### EXERCISE AIM:
Locate the line that contains "Generate a Python" and the line that contains "olive = '#948A54'". Copy both of them exactly, together with every line between them, and no others.

### AVAILABLE RECORDS:
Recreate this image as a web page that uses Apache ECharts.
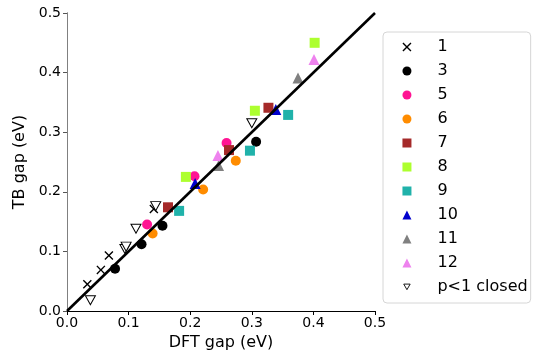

* * *

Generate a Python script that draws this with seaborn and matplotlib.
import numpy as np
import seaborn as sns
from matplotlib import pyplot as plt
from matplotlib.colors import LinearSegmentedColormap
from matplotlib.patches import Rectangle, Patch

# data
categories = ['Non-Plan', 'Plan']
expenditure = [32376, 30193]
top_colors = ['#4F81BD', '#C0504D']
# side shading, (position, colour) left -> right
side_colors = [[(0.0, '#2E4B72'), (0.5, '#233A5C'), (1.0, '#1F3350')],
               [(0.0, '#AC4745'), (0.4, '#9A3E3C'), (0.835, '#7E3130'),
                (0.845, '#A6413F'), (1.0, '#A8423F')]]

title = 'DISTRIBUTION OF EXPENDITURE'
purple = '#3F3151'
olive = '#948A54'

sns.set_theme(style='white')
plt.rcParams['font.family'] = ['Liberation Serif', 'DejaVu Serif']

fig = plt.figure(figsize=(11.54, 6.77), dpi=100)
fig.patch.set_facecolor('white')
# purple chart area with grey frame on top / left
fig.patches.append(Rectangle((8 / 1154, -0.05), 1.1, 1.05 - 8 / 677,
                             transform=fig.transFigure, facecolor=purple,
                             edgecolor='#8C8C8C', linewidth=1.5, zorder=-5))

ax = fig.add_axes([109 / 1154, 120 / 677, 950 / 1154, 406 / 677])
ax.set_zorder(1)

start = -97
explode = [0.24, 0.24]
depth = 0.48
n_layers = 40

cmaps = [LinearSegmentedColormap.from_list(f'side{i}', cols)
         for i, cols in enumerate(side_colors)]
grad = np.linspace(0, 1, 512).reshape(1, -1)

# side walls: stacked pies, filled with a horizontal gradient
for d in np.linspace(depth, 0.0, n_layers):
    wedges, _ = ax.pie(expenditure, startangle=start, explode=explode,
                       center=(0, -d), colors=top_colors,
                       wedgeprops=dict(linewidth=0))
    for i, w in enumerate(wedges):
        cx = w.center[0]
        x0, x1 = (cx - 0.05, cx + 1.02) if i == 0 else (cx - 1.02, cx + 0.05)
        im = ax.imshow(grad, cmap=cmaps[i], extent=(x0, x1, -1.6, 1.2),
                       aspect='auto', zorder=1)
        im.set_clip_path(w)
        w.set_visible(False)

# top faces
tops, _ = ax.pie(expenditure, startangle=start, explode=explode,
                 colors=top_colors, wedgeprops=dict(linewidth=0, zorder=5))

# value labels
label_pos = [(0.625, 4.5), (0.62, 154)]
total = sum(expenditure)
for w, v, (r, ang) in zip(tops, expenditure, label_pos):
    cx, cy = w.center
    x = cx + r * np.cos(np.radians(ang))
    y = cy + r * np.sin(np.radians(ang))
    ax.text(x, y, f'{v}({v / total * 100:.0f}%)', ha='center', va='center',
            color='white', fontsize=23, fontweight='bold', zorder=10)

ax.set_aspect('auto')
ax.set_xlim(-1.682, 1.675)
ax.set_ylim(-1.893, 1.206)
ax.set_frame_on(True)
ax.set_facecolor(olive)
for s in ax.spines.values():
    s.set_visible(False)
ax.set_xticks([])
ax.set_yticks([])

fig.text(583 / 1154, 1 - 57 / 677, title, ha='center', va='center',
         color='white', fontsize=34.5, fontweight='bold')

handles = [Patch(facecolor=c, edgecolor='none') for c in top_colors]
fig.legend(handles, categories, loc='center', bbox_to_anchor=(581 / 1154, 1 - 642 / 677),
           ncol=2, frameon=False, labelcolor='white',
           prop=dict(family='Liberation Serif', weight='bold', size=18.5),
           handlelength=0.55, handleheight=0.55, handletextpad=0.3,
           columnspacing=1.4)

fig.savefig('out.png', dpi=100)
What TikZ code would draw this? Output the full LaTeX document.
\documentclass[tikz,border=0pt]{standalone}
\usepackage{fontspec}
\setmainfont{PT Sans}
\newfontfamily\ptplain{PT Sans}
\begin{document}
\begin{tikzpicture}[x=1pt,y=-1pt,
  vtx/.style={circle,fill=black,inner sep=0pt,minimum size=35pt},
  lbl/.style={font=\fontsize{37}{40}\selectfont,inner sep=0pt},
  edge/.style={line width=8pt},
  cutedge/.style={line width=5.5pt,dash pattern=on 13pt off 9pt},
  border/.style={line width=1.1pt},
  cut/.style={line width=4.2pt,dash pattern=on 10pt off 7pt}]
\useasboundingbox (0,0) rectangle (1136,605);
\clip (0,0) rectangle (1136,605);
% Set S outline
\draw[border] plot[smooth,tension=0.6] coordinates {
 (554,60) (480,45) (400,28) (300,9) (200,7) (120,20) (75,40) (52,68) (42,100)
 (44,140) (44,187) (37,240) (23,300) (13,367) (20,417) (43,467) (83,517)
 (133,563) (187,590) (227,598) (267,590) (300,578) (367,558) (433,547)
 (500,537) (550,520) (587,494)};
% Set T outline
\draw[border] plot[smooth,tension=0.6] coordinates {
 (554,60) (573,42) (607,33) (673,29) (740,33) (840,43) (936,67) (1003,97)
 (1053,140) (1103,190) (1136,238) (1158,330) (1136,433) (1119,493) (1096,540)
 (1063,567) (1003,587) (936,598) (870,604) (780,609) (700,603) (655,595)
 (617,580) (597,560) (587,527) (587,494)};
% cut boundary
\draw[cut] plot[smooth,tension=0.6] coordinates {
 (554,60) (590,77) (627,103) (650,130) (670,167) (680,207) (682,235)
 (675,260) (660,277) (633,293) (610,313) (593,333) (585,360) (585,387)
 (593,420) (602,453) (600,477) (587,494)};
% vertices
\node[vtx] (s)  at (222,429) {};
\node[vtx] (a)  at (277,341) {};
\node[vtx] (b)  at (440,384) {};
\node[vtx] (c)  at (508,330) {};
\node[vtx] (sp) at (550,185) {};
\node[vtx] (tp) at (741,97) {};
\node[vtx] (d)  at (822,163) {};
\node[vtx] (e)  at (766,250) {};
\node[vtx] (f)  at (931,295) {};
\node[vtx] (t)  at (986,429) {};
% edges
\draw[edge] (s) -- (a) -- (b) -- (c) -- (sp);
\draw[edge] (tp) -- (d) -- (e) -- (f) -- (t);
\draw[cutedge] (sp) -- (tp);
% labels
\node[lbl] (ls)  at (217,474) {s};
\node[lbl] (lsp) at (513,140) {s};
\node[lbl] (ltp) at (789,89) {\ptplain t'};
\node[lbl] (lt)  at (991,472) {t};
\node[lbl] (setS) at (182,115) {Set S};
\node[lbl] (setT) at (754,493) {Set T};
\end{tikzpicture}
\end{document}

### ANSWER TO THE PROBLEM:
Generate a Python script that draws this with seaborn and matplotlib.
import numpy as np
import seaborn as sns
from matplotlib import pyplot as plt
from matplotlib.colors import LinearSegmentedColormap
from matplotlib.patches import Rectangle, Patch

# data
categories = ['Non-Plan', 'Plan']
expenditure = [32376, 30193]
top_colors = ['#4F81BD', '#C0504D']
# side shading, (position, colour) left -> right
side_colors = [[(0.0, '#2E4B72'), (0.5, '#233A5C'), (1.0, '#1F3350')],
               [(0.0, '#AC4745'), (0.4, '#9A3E3C'), (0.835, '#7E3130'),
                (0.845, '#A6413F'), (1.0, '#A8423F')]]

title = 'DISTRIBUTION OF EXPENDITURE'
purple = '#3F3151'
olive = '#948A54'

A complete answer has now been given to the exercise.